O governo afirma que as privatizações vão gerar investimentos, criar empregos, gerar renda, oferecer serviços melhores à população e ajudar nas contas públicas. O senhor concorda?
À luz do histórico de privatizações, não. O jornalista Aloysio Biondi escreveu livros para mostrar que sequer para gerar recursos líquidos as privatizações dos anos 1990 serviram, para não falar das receitas públicas futuras que são perdidas quando uma empresa é privatizada, e tanto mais quando os ativos são liquidados como sugeriu o Meirelles.
O mesmo se verificou em vários lugares do mundo: quem compra se financia com juros mais caros do que o Estado, logo o que comprador paga, em geral, tem valor presente inferior ao fluxo de receitas que o Estado renuncia.
No início dos anos 2000, privatização era quase um palavrão. O que aconteceu para que voltassem a ser defendidas com tanto fervor?
O pretexto é a crise fiscal. No entanto, é importante lembrar que este governo só fala isto porque não resultou de uma eleição, mas de um golpe. Aliás, Temer é o presidente mais impopular da história das modernas pesquisas de opinião. O fato é que o governo também conta com certa passividade da população cansada de protestar sem efeito prático e, ainda por cima, de apanhar de forças políticas despreparadas para respeitar o direito pacífico à manifestação pública.

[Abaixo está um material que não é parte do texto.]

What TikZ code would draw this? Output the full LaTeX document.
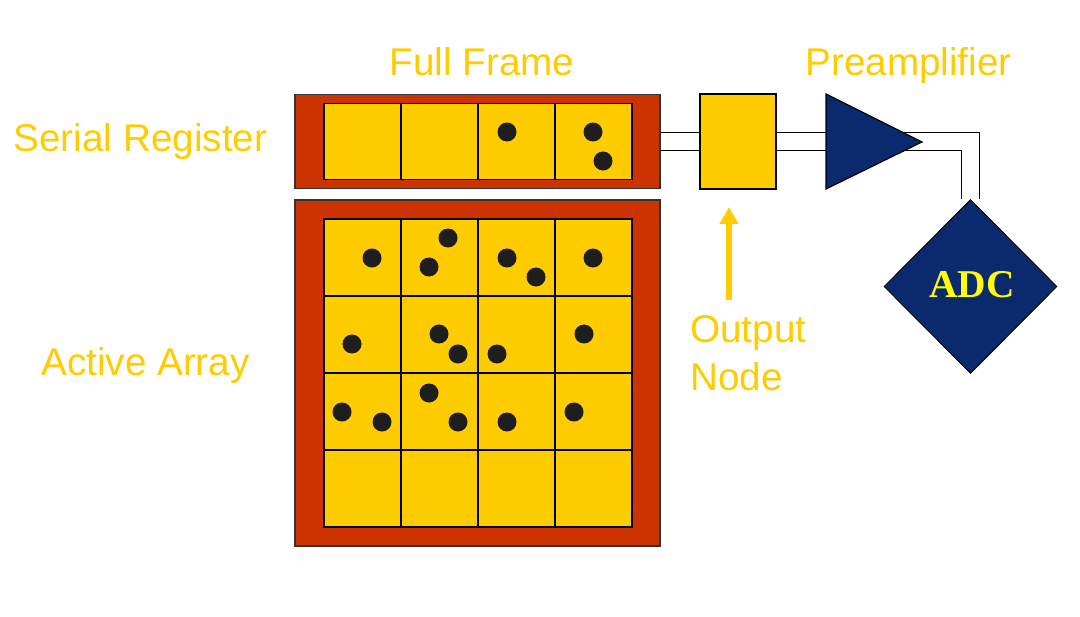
\documentclass[tikz,border=0pt]{standalone}
\usepackage{fontspec}
\setmainfont{Liberation Sans}
\newfontfamily\adcfont{Liberation Serif}
\usetikzlibrary{shapes.geometric,arrows.meta,backgrounds}
\definecolor{framered}{RGB}{204,51,0}
\definecolor{pixelyellow}{RGB}{255,204,0}
\definecolor{chargeblack}{RGB}{30,30,30}
\definecolor{ampblue}{RGB}{11,42,110}
\definecolor{labelgold}{RGB}{255,204,0}
\definecolor{adcyellow}{RGB}{255,255,0}
\tikzset{
  ccdframe/.style={draw=black!80, line width=0.8pt, fill=framered, inner sep=0pt},
  pixel/.style={draw=black, line width=1.4pt, fill=pixelyellow, inner sep=0pt,
    minimum width=1.925cm, minimum height=1.925cm},
  wire/.style={draw=black, line width=0.9pt, double=white, double distance=0.42cm, line join=miter},
  label/.style={text=labelgold, anchor=base, inner sep=0pt, font=\fontsize{27.5}{33.4}\selectfont},
}
\newcommand{\charge}[2]{\fill[chargeblack] (#1,#2) circle (0.2375cm);}
\begin{document}
\begin{tikzpicture}[x=0.025cm, y=-0.025cm]
  \useasboundingbox (0,0) rectangle (1080,617);

  % serial register and active array
  \node[ccdframe, minimum width=9.125cm, minimum height=2.35cm] (serial) at (477.5,141.5) {};
  \node[ccdframe, minimum width=9.125cm, minimum height=8.65cm] (array) at (477.5,373) {};
  \foreach \c in {0,...,3} {
    \node[pixel, minimum height=1.9cm] (sreg-\c) at (362.5+77*\c,141.5) {};
    \foreach \r in {0,...,3}
      \node[pixel] (pix-\r-\c) at (362.5+77*\c,257.5+77*\r) {};
  }

  % charges
  \charge{507}{132} \charge{593}{132} \charge{603}{161}
  \charge{372}{258} \charge{448}{238} \charge{429}{267} \charge{507}{258} \charge{536}{277} \charge{593}{258}
  \charge{352}{344} \charge{439}{334} \charge{458}{354} \charge{497}{354} \charge{584}{334}
  \charge{342}{412} \charge{382}{422} \charge{429}{393} \charge{458}{422} \charge{507}{422} \charge{574}{412}

  % output node, preamplifier, ADC
  \node[draw=black, line width=1pt, fill=pixelyellow, minimum width=1.9cm, minimum height=2.375cm] (outnode) at (738,141.5) {};
  \fill[ampblue, draw=black, line width=0.8pt] (826,94) -- (922,142) -- (826,189) -- cycle;
  \coordinate (amp-in) at (826,141.5);
  \coordinate (amp-out) at (900,141.5);
  \node[diamond, aspect=1, draw=black, line width=0.6pt, fill=ampblue, inner sep=0pt,
    minimum width=4.325cm, minimum height=4.35cm] (adc) at (970.5,286.5) {};
  \node[text=adcyellow, anchor=base, inner sep=0pt, font=\adcfont\bfseries\fontsize{28}{30}\selectfont] (adctext) at (972,297) {ADC};

  % wires
  \begin{scope}[on background layer]
    \draw[wire] (serial.east) -- (outnode.west);
    \draw[wire] (outnode.east) -- (amp-in);
    \draw[wire] (amp-out) -| (adc.north);
  \end{scope}

  % labels
  \node[label] (fulltext) at (482,76) {Full Frame};
  \node[label] (pretext) at (908.5,76) {Preamplifier};
  \node[label] (serialtext) at (140.5,152) {Serial Register};
  \node[label] (arraytext) at (145.5,375) {Active Array};
  \node[label, anchor=base west] (outtext1) at (690,343) {Output};
  \node[label, anchor=base west] (outtext2) at (690,390) {Node};
  \coordinate (arrow-tail) at (729,300);
  \coordinate (arrow-tip) at (729,207);
  \draw[labelgold, line width=0.15cm, -{Triangle[width=0.45cm,length=0.425cm]}] (arrow-tail) -- (arrow-tip);
\end{tikzpicture}
\end{document}
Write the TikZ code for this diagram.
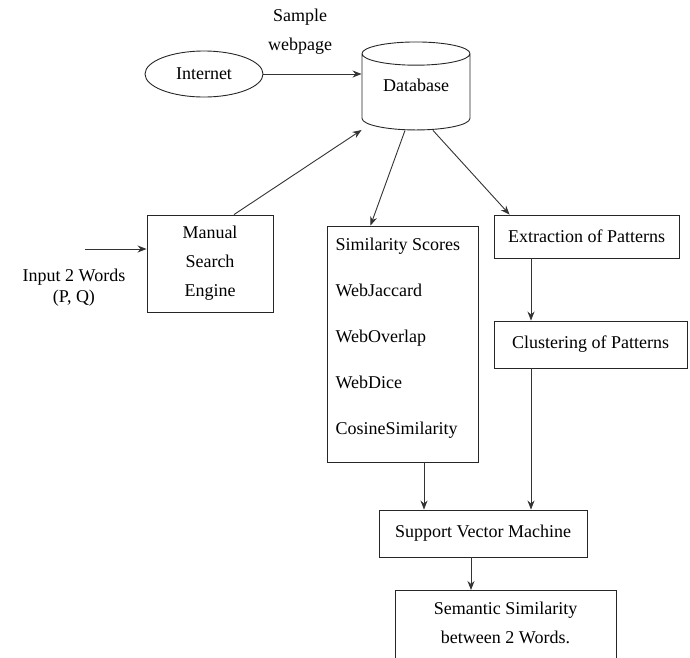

As privatizações representam um risco à soberania nacional?
Tendem a implicar em remessas de lucros, piorando o balanço de pagamento a longo prazo. Além disso, se envolverem o petróleo, o risco à soberania é ainda maior, como se sabe.
Como o pacote de privatizações é enxergado aí nos Estados Unidos? Comenta-se o assunto?
Não é um tema que mobilize a opinião pública nos EUA, mas certamente é de interesse estratégica do governo americano e das grandes corporações, sobretudo se conseguirem aumentar a participação no petróleo brasileiro.
Serviços de distribuição de energia, por exemplo, são majoritariamente estatais mundo afora, e vários países têm barrado investimentos estrangeiros no setor. O Brasil vai na contramão do restante do mundo?
Sim. No início da década de 2000, o maior estado dos EUA, a Califórnia, passou por severa crise elétrica por causa da privatização do sistema e das fraudes da empresa ENRON. Em geral, o ramo precisa oferecer preços baixos para estimular outras atividades e tem investimentos de maturação de longuíssimo prazo. É por isso que normalmente é estatal.
De acordo com sindicatos da área, a privatização em parte do setor elétrico nos anos 1990 foi marcada pela terceirização e também por demissão em massa. Qual o impacto para o conhecimento acumulado sobre um setor, quando trabalhadores que conhecem a empresa são demitidos e substituídos por terceirizados?
Muito ruim para os serviços no longo prazo, mas bom para a rentabilidade dos acionistas a curto prazo. É por isso que a reforma trabalhista foi feita, aliás: para baixar custos trabalhistas na ótica da empresa, empobrecendo o trabalhador e sujeitando-o muito mais a acidentes e ao estresse em geral, com uma rede de segurança social pior e, em geral, não bancada pela empresa, que economiza também no pagamento de impostos ao contratar terceirizados.